June 21

What was advertised in a colonial American newspaper 250 years ago today?

Supplement to the Pennsylvania Packet (June 21, 1773).

“Esteemed to be a paper of as good credit and utility as any extant.”

As Samuel F. Parker and John Anderson prepared to take over publishing the New-York Gazette or Weekly Post-Boy when the lease held by Samuel Inslee and Anthony Car came to an end in August 1773, they placed notices in both the New-York Journal and the Pennsylvania Packet.  They hoped to attract local subscribers in New York and nearby towns as well as distant subscribers in Pennsylvania, Delaware, Maryland, and New Jersey, just as James Rivington had successfully solicited subscriptions for Rivington’s New-York Gazetteer or Connecticut, New-Jersey, Hudson’s-River, and Quebec Weekly Advertiser from far beyond the bustling urban port in recent months.

To entice prospective subscribers, Parker and Anderson emphasized that they intended to publish content “for the especial service of the commercial interest” in addition to articles “for the amusement and information of private families.”  They realized that merchants in Philadelphia and other towns served by the Pennsylvania Packet benefitted from various features that regularly appeared in newspapers published in New York, including prices current for commodities, entries about vessels arriving and departing from the customs house, and news about the location and progress of ships as reported by captains and others when they arrived in port.  Even paid notices, such as advertisement for consumer goods and legal notices, provided valuable intelligence for merchants keeping track of markets.
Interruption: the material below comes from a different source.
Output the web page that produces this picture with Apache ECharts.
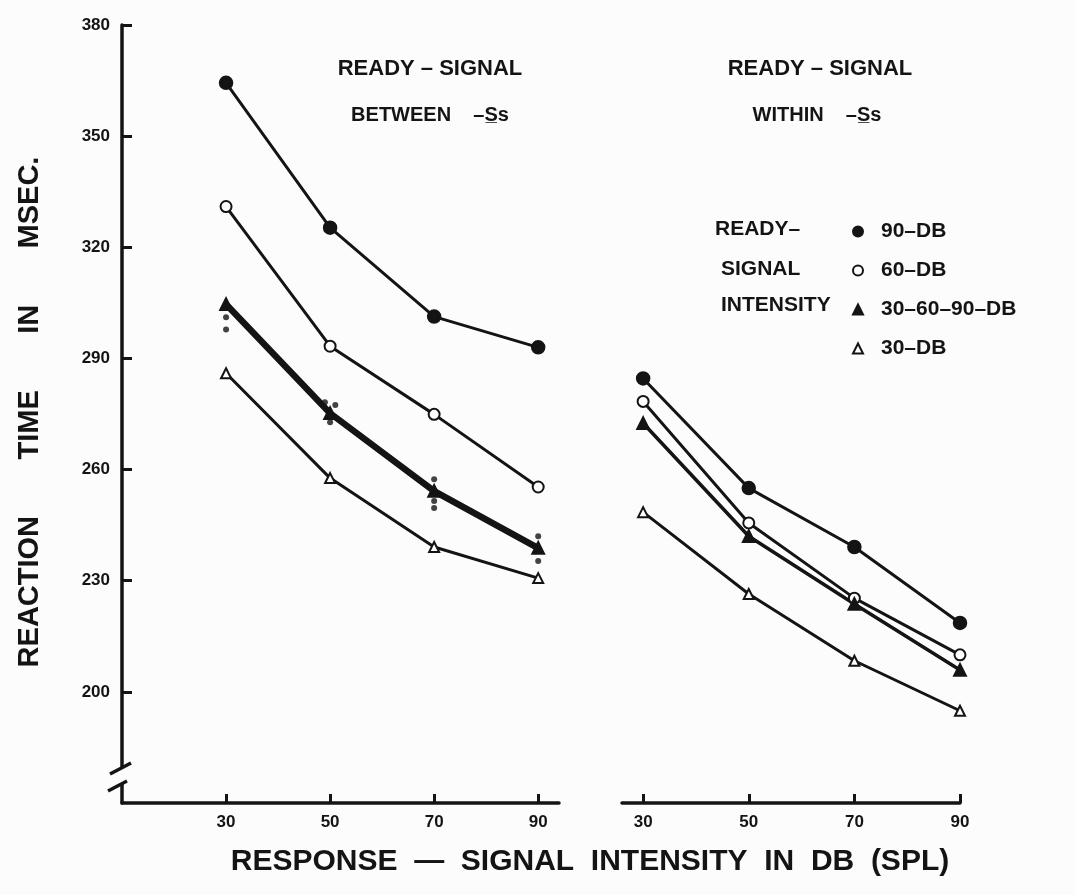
<!DOCTYPE html>
<html>
<head>
<meta charset="utf-8">
<script src="https://cdn.jsdelivr.net/npm/echarts@6/dist/echarts.min.js"></script>
<style>
html, body { margin: 0; padding: 0; background: #fcfcfc; }
#chart { width: 1076px; height: 895px; }
</style>
</head>
<body>
<div id="chart"></div>
<script>
var intensities = [30, 50, 70, 90];
var yTicks = [200, 230, 260, 290, 320, 350, 380];
var legendNames = ['90\u2013DB', '60\u2013DB', '30\u201360\u201390\u2013DB', '30\u2013DB'];

// ready-signal between Ss
var betweenDb90 = [364.4, 325.3, 301.3, 293.0];
var betweenDb60 = [331.0, 293.3, 274.9, 255.3];
var betweenMixed = [304.6, 275.2, 254.2, 238.8];
var betweenDb30 = [286.0, 257.7, 239.1, 230.7];
// the small dots drawn round the mixed points
var betweenMixedDots = [[30, 301.1], [30, 297.8], [49, 278.2], [51, 277.4], [50, 272.8],
    [70, 257.4], [70, 251.5], [70, 249.6], [90, 242.0], [90, 235.3]];

// ready-signal within Ss
var withinDb90 = [284.6, 255.0, 239.1, 218.6];
var withinDb60 = [278.4, 245.6, 225.3, 210.0];
var withinMixed = [272.5, 242.0, 223.7, 205.9];
var withinDb30 = [248.5, 226.4, 208.4, 194.9];

var ink = '#141414';
var boldFont = '"Liberation Sans", Arial, sans-serif';
var tickFont = '"Liberation Sans Narrow", "Liberation Sans", sans-serif';

function pairs(values) {
    return intensities.map(function (x, i) {
        return [x, values[i]];
    });
}

function makeLine(name, grid, values, symbol, size, width) {
    return {
        name: name,
        type: 'line',
        xAxisIndex: grid,
        yAxisIndex: grid,
        data: pairs(values),
        symbol: symbol,
        symbolSize: size,
        showAllSymbol: true,
        lineStyle: { color: ink, width: width },
        itemStyle: { color: ink, borderColor: ink, borderWidth: 2.5 },
        emphasis: { disabled: true },
        z: 3
    };
}

function xAxisFor(grid, min, max) {
    return {
        type: 'value',
        gridIndex: grid,
        min: min,
        max: max,
        axisLine: { show: true, onZero: false, lineStyle: { color: ink, width: 3.5 } },
        axisTick: { show: true, inside: true, length: 9, customValues: intensities, lineStyle: { color: ink, width: 3 } },
        axisLabel: {
            show: true, customValues: intensities, margin: 11,
            color: ink, fontFamily: tickFont, fontWeight: 'bold', fontSize: 17
        },
        splitLine: { show: false }
    };
}

function label(id, x, y, text, size, align) {
    return {
        type: 'text', id: id, x: x, y: y,
        style: {
            text: text, fill: ink, font: 'bold ' + size + 'px ' + boldFont,
            textAlign: align || 'left', textVerticalAlign: 'middle'
        }
    };
}

var chart = echarts.init(document.getElementById('chart'));

chart.setOption({
    backgroundColor: '#fcfcfc',
    animation: false,
    grid: [
        { left: 122, top: 25, width: 437, bottom: 92, outerBoundsMode: 'none' },
        { left: 622, top: 25, width: 338, bottom: 92, outerBoundsMode: 'none' }
    ],
    xAxis: [xAxisFor(0, 10, 94), xAxisFor(1, 26, 90)],
    yAxis: [{
        type: 'value',
        gridIndex: 0,
        min: 170,
        max: 380,
        axisLine: { show: true, onZero: false, lineStyle: { color: ink, width: 3.5 } },
        axisTick: { show: true, inside: true, length: 10, customValues: yTicks, lineStyle: { color: ink, width: 3 } },
        axisLabel: {
            show: true, customValues: yTicks, margin: 12,
            color: ink, fontFamily: tickFont, fontWeight: 'bold', fontSize: 17
        },
        splitLine: { show: false }
    }, {
        type: 'value',
        gridIndex: 1,
        min: 170,
        max: 380,
        show: false,
        splitLine: { show: false }
    }],
    legend: {
        orient: 'vertical',
        left: 847,
        top: 216,
        itemWidth: 10,
        itemHeight: 10,
        itemGap: 18,
        selectedMode: false,
        textStyle: { color: ink, fontFamily: boldFont, fontWeight: 'bold', fontSize: 21, padding: [0, 0, 0, 13] },
        data: [
            { name: legendNames[0], icon: 'circle' },
            { name: legendNames[1], icon: 'emptyCircle' },
            { name: legendNames[2], icon: 'triangle' },
            { name: legendNames[3], icon: 'emptyTriangle' }
        ]
    },
    graphic: [
        label('t1', 430, 69, 'READY \u2013 SIGNAL', 22, 'center'),
        label('t2', 430, 115, 'BETWEEN    \u2013S\u0332s', 20, 'center'),
        label('t3', 820, 69, 'READY \u2013 SIGNAL', 22, 'center'),
        label('t4', 817, 115, 'WITHIN    \u2013S\u0332s', 20, 'center'),
        label('l1', 715, 229, 'READY\u2013', 21),
        label('l2', 721, 269, 'SIGNAL', 21),
        label('l3', 721, 305, 'INTENSITY', 21),
        label('xt', 590, 862, 'RESPONSE  \u2014  SIGNAL  INTENSITY  IN  DB  (SPL)', 30, 'center'),
        {
            type: 'text', id: 'yt', x: 30, y: 412, rotation: Math.PI / 2,
            style: {
                text: 'REACTION       TIME       IN       MSEC.', fill: ink,
                font: 'bold 29px ' + boldFont, textAlign: 'center', textVerticalAlign: 'middle'
            }
        }
    ],
    series: [
        makeLine(legendNames[0], 0, betweenDb90, 'circle', 12, 3),
        makeLine(legendNames[1], 0, betweenDb60, 'emptyCircle', 11, 3),
        makeLine(legendNames[2], 0, betweenMixed, 'triangle', 11, 6.5),
        makeLine(legendNames[3], 0, betweenDb30, 'emptyTriangle', 10, 3),
        {
            name: 'single conditions',
            type: 'scatter',
            xAxisIndex: 0,
            yAxisIndex: 0,
            data: betweenMixedDots,
            symbol: 'circle',
            symbolSize: 6,
            itemStyle: { color: ink },
            emphasis: { disabled: true },
            z: 4
        },
        makeLine(legendNames[0], 1, withinDb90, 'circle', 12, 3),
        makeLine(legendNames[1], 1, withinDb60, 'emptyCircle', 11, 3),
        makeLine(legendNames[2], 1, withinMixed, 'triangle', 11, 3.5),
        makeLine(legendNames[3], 1, withinDb30, 'emptyTriangle', 10, 3)
    ]
});

// axis break sign near the foot of the y axis
var foot = chart.convertToPixel({ gridIndex: 0 }, [10, 170]);
chart.setOption({
    graphic: [
        { type: 'rect', id: 'gap', x: foot[0] - 5, y: foot[1] - 35, shape: { width: 10, height: 16 }, style: { fill: '#fcfcfc' }, z: 10 },
        { type: 'line', id: 'cut1', shape: { x1: foot[0] - 12, y1: foot[1] - 29, x2: foot[0] + 9, y2: foot[1] - 40 }, style: { stroke: ink, lineWidth: 3.5 }, z: 11 },
        { type: 'line', id: 'cut2', shape: { x1: foot[0] - 14, y1: foot[1] - 12, x2: foot[0] + 5, y2: foot[1] - 22 }, style: { stroke: ink, lineWidth: 3.5 }, z: 11 }
    ]
});
</script>
</body>
</html>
Parker and Anderson boasted about the reputation of the New-York Gazette or Weekly Post-Boy when Parker’s father previously published it, declaring that it was “esteemed to be a paper of as good credit and utility as any extant.”  The printers suggested that under their management the newspaper would rival any of the others published in New York, making it as good or better a choice for merchants in Philadelphia who wished to consult newspapers from that city.  Parker and Anderson did not invest as much effort in marketing their newspaper to prospective subscribers and other readers in neighboring colonies as Rivington did, but their advertisements in the Pennsylvania Packet demonstrates that they recognized the potential to increase their circulation by acquiring subscribers beyond New York.